═════ SUPPLIED MATERIAL ═════
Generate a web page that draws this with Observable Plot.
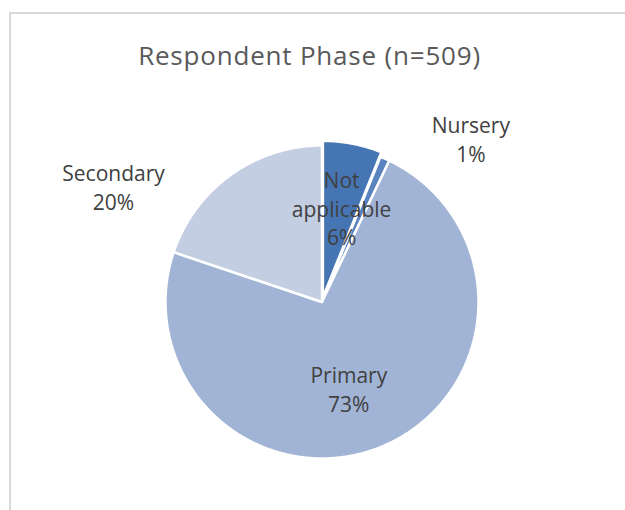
<!DOCTYPE html>
<html><head><meta charset="utf-8">
<script src="https://cdn.jsdelivr.net/npm/d3@7"></script>
<script src="https://cdn.jsdelivr.net/npm/@observablehq/plot@0.6"></script>
<style>
html,body{margin:0;padding:0;background:#fff;overflow:hidden;}
#wrap{position:relative;width:625px;height:510px;font-family:"Open Sans",sans-serif;}
#frame{position:absolute;left:9px;top:12px;width:700px;height:600px;border-left:2px solid #d9d9d9;border-top:2px solid #d9d9d9;}
#title{position:relative;height:40px;padding-top:40px;text-align:center;font-size:26px;letter-spacing:0.8px;line-height:30px;color:#595959;padding-right:6px;white-space:nowrap;}
#chart svg{display:block;}
</style></head><body>
<div id="wrap"><div id="frame"></div><div id="title"></div><div id="chart"></div></div>
<script>
const title = "Respondent Phase (n=509)";
const categories = ["Not applicable", "Nursery", "Primary", "Secondary"];
const counts = [31, 5, 372, 101];
const percentLabels = ["6%", "1%", "73%", "20%"];
const sliceColors = ["#4675b3", "#5a84c0", "#a2b4d6", "#c4cee3"];

document.getElementById("title").textContent = title;

// label placement: polar (degrees clockwise from 12 o'clock, fraction of radius)
const labelPlacement = {
  "Not applicable": [11.7, 0.617],
  "Nursery": [42.3, 1.413],
  "Primary": [162.8, 0.579],
  "Secondary": [299.0, 1.523]
};
const explode = {"Not applicable": 0.03};

const arcs = d3.pie().sort(null).value(d => d)(counts);
const slicePts = [];
arcs.forEach((a, i) => {
  const cat = categories[i];
  const mid = (a.startAngle + a.endAngle) / 2;
  const e = explode[cat] || 0;
  const ox = e * Math.sin(mid), oy = e * Math.cos(mid);
  slicePts.push({cat, x: ox, y: oy});
  const n = Math.max(2, Math.ceil((a.endAngle - a.startAngle) / (Math.PI / 360)));
  for (let k = 0; k <= n; k++) {
    const t = a.startAngle + (a.endAngle - a.startAngle) * k / n;
    slicePts.push({cat, x: ox + Math.sin(t), y: oy + Math.cos(t)});
  }
});

const labels = categories.map((c, i) => {
  const [deg, rf] = labelPlacement[c];
  const t = deg * Math.PI / 180;
  return {cat: c, x: rf * Math.sin(t), y: rf * Math.cos(t), text: c.replace(" ", "\n") + "\n" + percentLabels[i]};
});

const chart = Plot.plot({
  width: 625,
  height: 430,
  margin: 0,
  style: {fontFamily: "'Open Sans', sans-serif", background: "transparent"},
  x: {domain: [-1, 1], range: [165, 478], axis: null},
  y: {domain: [-1, 1], range: [378, 65], axis: null},
  color: {domain: categories, range: sliceColors},
  marks: [
    Plot.line(slicePts, {x: "x", y: "y", z: "cat", fill: "cat", stroke: "white", strokeWidth: 2.5, strokeLinejoin: "round", curve: "linear-closed"}),
    Plot.text(labels, {x: "x", y: "y", text: "text", fill: "#404040", fontSize: 21, lineHeight: 1.35, textAnchor: "middle", lineAnchor: "middle"})
  ]
});
document.getElementById("chart").appendChild(chart);
</script>
</body></html>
═════
> [OBJECTIVE] Reproduce the data above in full, exactly as it is, with the pictures left out.

> [COMPLETED EXERCISE]
Generate a web page that draws this with Observable Plot.
<!DOCTYPE html>
<html><head><meta charset="utf-8">
<script src="https://cdn.jsdelivr.net/npm/d3@7"></script>
<script src="https://cdn.jsdelivr.net/npm/@observablehq/plot@0.6"></script>
<style>
html,body{margin:0;padding:0;background:#fff;overflow:hidden;}
#wrap{position:relative;width:625px;height:510px;font-family:"Open Sans",sans-serif;}
#frame{position:absolute;left:9px;top:12px;width:700px;height:600px;border-left:2px solid #d9d9d9;border-top:2px solid #d9d9d9;}
#title{position:relative;height:40px;padding-top:40px;text-align:center;font-size:26px;letter-spacing:0.8px;line-height:30px;color:#595959;padding-right:6px;white-space:nowrap;}
#chart svg{display:block;}
</style></head><body>
<div id="wrap"><div id="frame"></div><div id="title"></div><div id="chart"></div></div>
<script>
const title = "Respondent Phase (n=509)";
const categories = ["Not applicable", "Nursery", "Primary", "Secondary"];
const counts = [31, 5, 372, 101];
const percentLabels = ["6%", "1%", "73%", "20%"];
const sliceColors = ["#4675b3", "#5a84c0", "#a2b4d6", "#c4cee3"];

document.getElementById("title").textContent = title;

// label placement: polar (degrees clockwise from 12 o'clock, fraction of radius)
const labelPlacement = {
  "Not applicable": [11.7, 0.617],
  "Nursery": [42.3, 1.413],
  "Primary": [162.8, 0.579],
  "Secondary": [299.0, 1.523]
};
const explode = {"Not applicable": 0.03};

const arcs = d3.pie().sort(null).value(d => d)(counts);
const slicePts = [];
arcs.forEach((a, i) => {
  const cat = categories[i];
  const mid = (a.startAngle + a.endAngle) / 2;
  const e = explode[cat] || 0;
  const ox = e * Math.sin(mid), oy = e * Math.cos(mid);
  slicePts.push({cat, x: ox, y: oy});
  const n = Math.max(2, Math.ceil((a.endAngle - a.startAngle) / (Math.PI / 360)));
  for (let k = 0; k <= n; k++) {
    const t = a.startAngle + (a.endAngle - a.startAngle) * k / n;
    slicePts.push({cat, x: ox + Math.sin(t), y: oy + Math.cos(t)});
  }
});

const labels = categories.map((c, i) => {
  const [deg, rf] = labelPlacement[c];
  const t = deg * Math.PI / 180;
  return {cat: c, x: rf * Math.sin(t), y: rf * Math.cos(t), text: c.replace(" ", "\n") + "\n" + percentLabels[i]};
});

const chart = Plot.plot({
  width: 625,
  height: 430,
  margin: 0,
  style: {fontFamily: "'Open Sans', sans-serif", background: "transparent"},
  x: {domain: [-1, 1], range: [165, 478], axis: null},
  y: {domain: [-1, 1], range: [378, 65], axis: null},
  color: {domain: categories, range: sliceColors},
  marks: [
    Plot.line(slicePts, {x: "x", y: "y", z: "cat", fill: "cat", stroke: "white", strokeWidth: 2.5, strokeLinejoin: "round", curve: "linear-closed"}),
    Plot.text(labels, {x: "x", y: "y", text: "text", fill: "#404040", fontSize: 21, lineHeight: 1.35, textAnchor: "middle", lineAnchor: "middle"})
  ]
});
document.getElementById("chart").appendChild(chart);
</script>
</body></html>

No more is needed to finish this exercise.